Since the beginning of the programme in 2002, UNMAO claims to have
opened almost 28,000 km of roads, cleared 43 million square metres of
land, destroyed 805,000 mines and unexploded ordinance, and educated
2.3 million people about mine awareness issues.

Now the agency plans to transfer mine action responsibilities to
Sudanese authorities in three stages: capacity development, joint
activities and finally full national ownership by 2011.

"UNMAO will implement an exit strategy while placing key national and
international staff among national authorities’ technical advisors,"
said a statement issued by UNMAO on Sunday.

A Memorandum of Understanding between the UN and national authorities
could be signed by the end of 2008, with implementation of the first
phase of the transition plan beginning in January 2009, according to
UNMAO.

Jurkuch Barach Jurkuch, commissioner of the SSDC said, "The
preparation of this plan was not simple, but the fact that it has been
achieved demonstrates the commitment of all parties. Now that the
dream has come true, we need to commit ourselves to it".

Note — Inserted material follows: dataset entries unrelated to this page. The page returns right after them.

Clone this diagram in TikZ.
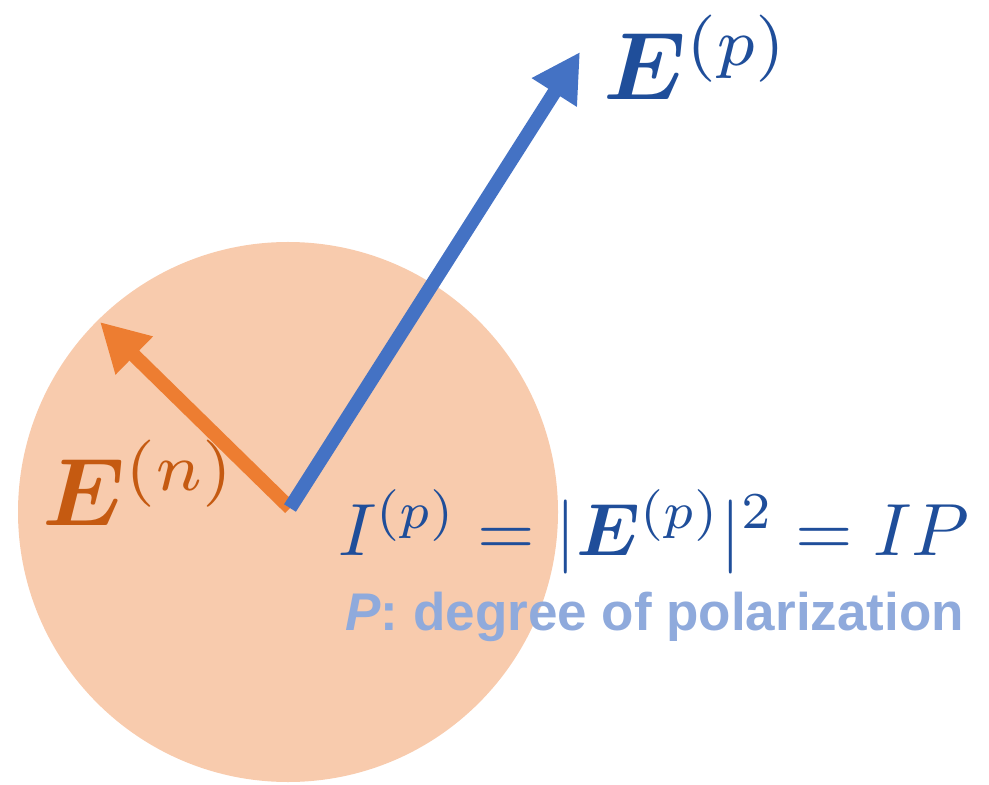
\documentclass[tikz,border=0pt]{standalone}
\usepackage{amsmath}
\usepackage{bm}
\usepackage{graphicx}
\usepackage{fontspec}
\newfontfamily\arialfont{Liberation Sans}
\usepackage{xcolor}
\usetikzlibrary{
	arrows.meta,
	positioning
}
\definecolor{PeachFill}{RGB}{248,203,173}
\definecolor{BlueArrow}{RGB}{68,114,196}
\definecolor{OrangeArrow}{RGB}{237,125,49}
\definecolor{DarkBlue}{RGB}{31,78,154}
\definecolor{DarkOrange}{RGB}{197,90,17}
\definecolor{LightBlue}{RGB}{143,170,220}

\begin{document}
\begin{tikzpicture}[x=0.5pt, y=-0.5pt,
		vec/.style={line width=7pt, -{Triangle[length=24pt, width=25pt]}},
		lbl/.style={inner sep=0pt, anchor=base west}]
		\useasboundingbox (0,0) rectangle (989,785);
		
		% 圆 (非偏振部分)
		\fill[PeachFill] (288,512) circle (135pt);
		
		% 原点与两个矢量的端点
		\coordinate (O) at (290,508);
		\coordinate (Ptip) at (580,52);
		\coordinate (Ntip) at (100,322);
		\draw[vec, OrangeArrow] (O) -- (Ntip);
		\draw[vec, BlueArrow] (O) -- (Ptip);
		
		% 标签
		\node[lbl, text=DarkBlue] (Ep) at (603,100) {\scalebox{4.8}{$\bm{E}^{(p)}$}};
		\node[lbl, text=DarkOrange] (En) at (42,525) {\scalebox{4.8}{$\bm{E}^{(n)}$}};
		
		% 强度公式
		\node[lbl, text=DarkBlue] (Ieq) at (338,555) {\scalebox{3.7}{$I^{(p)} = |\bm{E}^{(p)}|^2 = IP$}};
		\node[lbl, text=LightBlue, font=\arialfont\bfseries\fontsize{26.5}{32}\selectfont] (Pdef) at (345,630) {\textit{P}: degree of polarization};
		
	\end{tikzpicture}
\end{document}
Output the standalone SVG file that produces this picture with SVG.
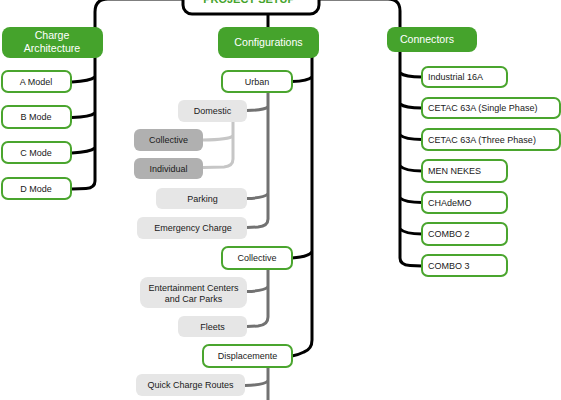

Ultimately, Sudanese authorities’ core management responsibilities
will include compliance to the international mine ban, planning and
coordination of mine action activities, establishment of national
technical standards, quality and information management, fundraising
and assisting victims of landmines.

Other parties engaged in the transition process include Sudan’s
Ministry of Humanitarian Affairs, the UN Mine Action Service, the UN
Development Programme (UNDP) and the UN Children’s Programme (UNICEF).